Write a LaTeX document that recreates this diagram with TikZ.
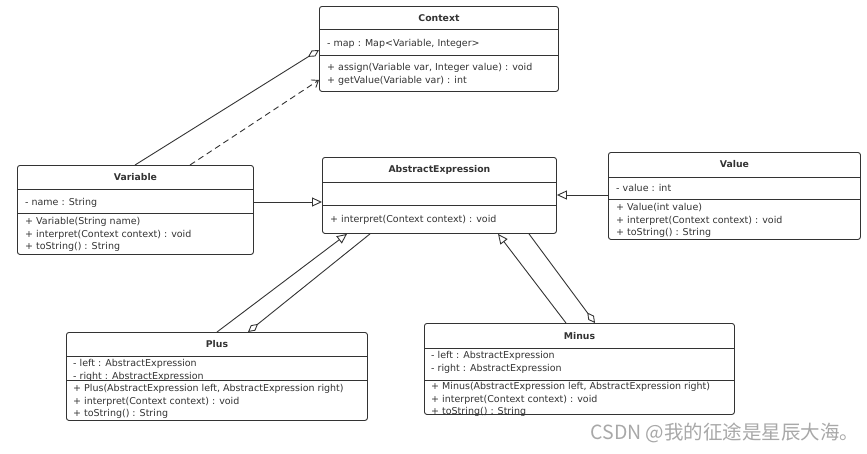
\documentclass[tikz,border=0pt]{standalone}
\usepackage{fontspec}
\setmainfont{DejaVu Sans}
\newfontfamily\cjkfont{Noto Sans CJK SC}
\usetikzlibrary{arrows.meta}

\definecolor{umlgray}{HTML}{333333}
\definecolor{markgray}{HTML}{A8A8A8}

\tikzset{
	classbox/.style={draw=umlgray, line width=0.9pt, rounded corners=2.5pt, anchor=north west, inner sep=0pt},
	sepline/.style={draw=umlgray, line width=0.9pt},
	ctitle/.style={font=\fontsize{9.3}{10}\selectfont\bfseries, text=umlgray, inner sep=0pt},
	members/.style={font=\fontsize{9.5}{12.6}\selectfont, text=umlgray, align=left, anchor=north west, inner sep=0pt},
	link/.style={draw=umlgray, line width=0.9pt},
	inherit/.style={link, -{Triangle[open, length=10pt, width=9pt]}},
	aggr/.style={link, -{Diamond[open, length=13pt, width=7pt]}},
	depend/.style={link, dashed, dash pattern=on 6pt off 4pt, -{Straight Barb[length=6pt, width=9pt]}}
}

\begin{document}
\begin{tikzpicture}[x=1pt, y=-1pt]
	\useasboundingbox (0,0) rectangle (867,453);
	%Context
	\node[classbox, minimum width=239pt, minimum height=85pt](ctx) at (319,6) {};
	\draw[sepline] ([yshift=-23pt]ctx.north west) -- ([yshift=-23pt]ctx.north east);
	\draw[sepline] ([yshift=-49pt]ctx.north west) -- ([yshift=-49pt]ctx.north east);
	\node[ctitle](ctxname) at ([yshift=-12pt]ctx.north) {Context};
	\node[members](ctxattr) at ([xshift=8pt, yshift=-33pt]ctx.north west) {- map : Map<Variable, Integer>};
	\node[members](ctxops) at ([xshift=8pt, yshift=-57pt]ctx.north west) {+ assign(Variable var, Integer value) : void\\+ getValue(Variable var) : int};
	%Variable
	\node[classbox, minimum width=236pt, minimum height=89pt](var) at (17,165) {};
	\draw[sepline] ([yshift=-24pt]var.north west) -- ([yshift=-24pt]var.north east);
	\draw[sepline] ([yshift=-48pt]var.north west) -- ([yshift=-48pt]var.north east);
	\node[ctitle](varname) at ([yshift=-12pt]var.north) {Variable};
	\node[members](varattr) at ([xshift=8pt, yshift=-33pt]var.north west) {- name : String};
	\node[members](varops) at ([xshift=8pt, yshift=-52pt]var.north west) {+ Variable(String name)\\+ interpret(Context context) : void\\+ toString() : String};
	%AbstractExpression
	\node[classbox, minimum width=234pt, minimum height=76pt](ae) at (322,157) {};
	\draw[sepline] ([yshift=-25pt]ae.north west) -- ([yshift=-25pt]ae.north east);
	\draw[sepline] ([yshift=-48pt]ae.north west) -- ([yshift=-48pt]ae.north east);
	\node[ctitle](aename) at ([yshift=-13pt]ae.north) {AbstractExpression};
	\node[members](aeops) at ([xshift=8pt, yshift=-58pt]ae.north west) {+ interpret(Context context) : void};
	%Value
	\node[classbox, minimum width=252pt, minimum height=87pt](val) at (608,152) {};
	\draw[sepline] ([yshift=-25pt]val.north west) -- ([yshift=-25pt]val.north east);
	\draw[sepline] ([yshift=-47pt]val.north west) -- ([yshift=-47pt]val.north east);
	\node[ctitle](valname) at ([yshift=-12pt]val.north) {Value};
	\node[members](valattr) at ([xshift=8pt, yshift=-32pt]val.north west) {- value : int};
	\node[members](valops) at ([xshift=8pt, yshift=-51pt]val.north west) {+ Value(int value)\\+ interpret(Context context) : void\\+ toString() : String};
	%Plus
	\node[classbox, minimum width=301pt, minimum height=88pt](plus) at (66,332) {};
	\draw[sepline] ([yshift=-24pt]plus.north west) -- ([yshift=-24pt]plus.north east);
	\draw[sepline] ([yshift=-48pt]plus.north west) -- ([yshift=-48pt]plus.north east);
	\node[ctitle](plusname) at ([yshift=-12pt]plus.north) {Plus};
	\node[members](plusattr) at ([xshift=7pt, yshift=-27pt]plus.north west) {- left : AbstractExpression\\- right : AbstractExpression};
	\node[members](plusops) at ([xshift=7pt, yshift=-52pt]plus.north west) {+ Plus(AbstractExpression left, AbstractExpression right)\\+ interpret(Context context) : void\\+ toString() : String};
	%Minus
	\node[classbox, minimum width=310pt, minimum height=91pt](minus) at (424,323) {};
	\draw[sepline] ([yshift=-25pt]minus.north west) -- ([yshift=-25pt]minus.north east);
	\draw[sepline] ([yshift=-57pt]minus.north west) -- ([yshift=-57pt]minus.north east);
	\node[ctitle](minusname) at ([yshift=-13pt]minus.north) {Minus};
	\node[members](minusattr) at ([xshift=7pt, yshift=-28pt]minus.north west) {- left : AbstractExpression\\- right : AbstractExpression};
	\node[members](minusops) at ([xshift=7pt, yshift=-59pt]minus.north west) {+ Minus(AbstractExpression left, AbstractExpression right)\\+ interpret(Context context) : void\\+ toString() : String};
	%Connectors
	\draw[aggr] ([xshift=118pt]var.north west) -- ([yshift=-44pt]ctx.north west);
	\draw[depend] ([xshift=173pt]var.north west) -- ([yshift=-74pt]ctx.north west);
	\draw[inherit] ([yshift=-37pt]var.north east) -- ([yshift=-45pt]ae.north west);
	\draw[inherit] ([yshift=-43pt]val.north west) -- ([yshift=-38pt]ae.north east);
	\draw[inherit] ([xshift=151pt]plus.north west) -- ([xshift=25pt]ae.south west);
	\draw[aggr] ([xshift=48pt]ae.south west) -- ([xshift=182pt]plus.north west);
	\draw[inherit] ([xshift=142pt]minus.north west) -- ([xshift=176pt]ae.south west);
	\draw[aggr] ([xshift=207pt]ae.south west) -- ([xshift=171pt]minus.north west);
	%Watermark
	\node[text=markgray, font=\cjkfont\fontsize{19.5}{21}\selectfont, inner sep=0pt](mark) at (725,433) {CSDN @我的征途是星辰大海。};
\end{tikzpicture}
\end{document}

> _Task_
Repeat the material verbatim. Do not carry over any picture.

> _Response to the task_
Write a LaTeX document that recreates this diagram with TikZ.
\documentclass[tikz,border=0pt]{standalone}
\usepackage{fontspec}
\setmainfont{DejaVu Sans}
\newfontfamily\cjkfont{Noto Sans CJK SC}
\usetikzlibrary{arrows.meta}

\definecolor{umlgray}{HTML}{333333}
\definecolor{markgray}{HTML}{A8A8A8}

\tikzset{
	classbox/.style={draw=umlgray, line width=0.9pt, rounded corners=2.5pt, anchor=north west, inner sep=0pt},
	sepline/.style={draw=umlgray, line width=0.9pt},
	ctitle/.style={font=\fontsize{9.3}{10}\selectfont\bfseries, text=umlgray, inner sep=0pt},
	members/.style={font=\fontsize{9.5}{12.6}\selectfont, text=umlgray, align=left, anchor=north west, inner sep=0pt},
	link/.style={draw=umlgray, line width=0.9pt},
	inherit/.style={link, -{Triangle[open, length=10pt, width=9pt]}},
	aggr/.style={link, -{Diamond[open, length=13pt, width=7pt]}},
	depend/.style={link, dashed, dash pattern=on 6pt off 4pt, -{Straight Barb[length=6pt, width=9pt]}}
}

\begin{document}
\begin{tikzpicture}[x=1pt, y=-1pt]
	\useasboundingbox (0,0) rectangle (867,453);
	%Context
	\node[classbox, minimum width=239pt, minimum height=85pt](ctx) at (319,6) {};
	\draw[sepline] ([yshift=-23pt]ctx.north west) -- ([yshift=-23pt]ctx.north east);
	\draw[sepline] ([yshift=-49pt]ctx.north west) -- ([yshift=-49pt]ctx.north east);
	\node[ctitle](ctxname) at ([yshift=-12pt]ctx.north) {Context};
	\node[members](ctxattr) at ([xshift=8pt, yshift=-33pt]ctx.north west) {- map : Map<Variable, Integer>};
	\node[members](ctxops) at ([xshift=8pt, yshift=-57pt]ctx.north west) {+ assign(Variable var, Integer value) : void\\+ getValue(Variable var) : int};
	%Variable
	\node[classbox, minimum width=236pt, minimum height=89pt](var) at (17,165) {};
	\draw[sepline] ([yshift=-24pt]var.north west) -- ([yshift=-24pt]var.north east);
	\draw[sepline] ([yshift=-48pt]var.north west) -- ([yshift=-48pt]var.north east);
	\node[ctitle](varname) at ([yshift=-12pt]var.north) {Variable};
	\node[members](varattr) at ([xshift=8pt, yshift=-33pt]var.north west) {- name : String};
	\node[members](varops) at ([xshift=8pt, yshift=-52pt]var.north west) {+ Variable(String name)\\+ interpret(Context context) : void\\+ toString() : String};
	%AbstractExpression
	\node[classbox, minimum width=234pt, minimum height=76pt](ae) at (322,157) {};
	\draw[sepline] ([yshift=-25pt]ae.north west) -- ([yshift=-25pt]ae.north east);
	\draw[sepline] ([yshift=-48pt]ae.north west) -- ([yshift=-48pt]ae.north east);
	\node[ctitle](aename) at ([yshift=-13pt]ae.north) {AbstractExpression};
	\node[members](aeops) at ([xshift=8pt, yshift=-58pt]ae.north west) {+ interpret(Context context) : void};
	%Value
	\node[classbox, minimum width=252pt, minimum height=87pt](val) at (608,152) {};
	\draw[sepline] ([yshift=-25pt]val.north west) -- ([yshift=-25pt]val.north east);
	\draw[sepline] ([yshift=-47pt]val.north west) -- ([yshift=-47pt]val.north east);
	\node[ctitle](valname) at ([yshift=-12pt]val.north) {Value};
	\node[members](valattr) at ([xshift=8pt, yshift=-32pt]val.north west) {- value : int};
	\node[members](valops) at ([xshift=8pt, yshift=-51pt]val.north west) {+ Value(int value)\\+ interpret(Context context) : void\\+ toString() : String};
	%Plus
	\node[classbox, minimum width=301pt, minimum height=88pt](plus) at (66,332) {};
	\draw[sepline] ([yshift=-24pt]plus.north west) -- ([yshift=-24pt]plus.north east);
	\draw[sepline] ([yshift=-48pt]plus.north west) -- ([yshift=-48pt]plus.north east);
	\node[ctitle](plusname) at ([yshift=-12pt]plus.north) {Plus};
	\node[members](plusattr) at ([xshift=7pt, yshift=-27pt]plus.north west) {- left : AbstractExpression\\- right : AbstractExpression};
	\node[members](plusops) at ([xshift=7pt, yshift=-52pt]plus.north west) {+ Plus(AbstractExpression left, AbstractExpression right)\\+ interpret(Context context) : void\\+ toString() : String};
	%Minus
	\node[classbox, minimum width=310pt, minimum height=91pt](minus) at (424,323) {};
	\draw[sepline] ([yshift=-25pt]minus.north west) -- ([yshift=-25pt]minus.north east);
	\draw[sepline] ([yshift=-57pt]minus.north west) -- ([yshift=-57pt]minus.north east);
	\node[ctitle](minusname) at ([yshift=-13pt]minus.north) {Minus};
	\node[members](minusattr) at ([xshift=7pt, yshift=-28pt]minus.north west) {- left : AbstractExpression\\- right : AbstractExpression};
	\node[members](minusops) at ([xshift=7pt, yshift=-59pt]minus.north west) {+ Minus(AbstractExpression left, AbstractExpression right)\\+ interpret(Context context) : void\\+ toString() : String};
	%Connectors
	\draw[aggr] ([xshift=118pt]var.north west) -- ([yshift=-44pt]ctx.north west);
	\draw[depend] ([xshift=173pt]var.north west) -- ([yshift=-74pt]ctx.north west);
	\draw[inherit] ([yshift=-37pt]var.north east) -- ([yshift=-45pt]ae.north west);
	\draw[inherit] ([yshift=-43pt]val.north west) -- ([yshift=-38pt]ae.north east);
	\draw[inherit] ([xshift=151pt]plus.north west) -- ([xshift=25pt]ae.south west);
	\draw[aggr] ([xshift=48pt]ae.south west) -- ([xshift=182pt]plus.north west);
	\draw[inherit] ([xshift=142pt]minus.north west) -- ([xshift=176pt]ae.south west);
	\draw[aggr] ([xshift=207pt]ae.south west) -- ([xshift=171pt]minus.north west);
	%Watermark
	\node[text=markgray, font=\cjkfont\fontsize{19.5}{21}\selectfont, inner sep=0pt](mark) at (725,433) {CSDN @我的征途是星辰大海。};
\end{tikzpicture}
\end{document}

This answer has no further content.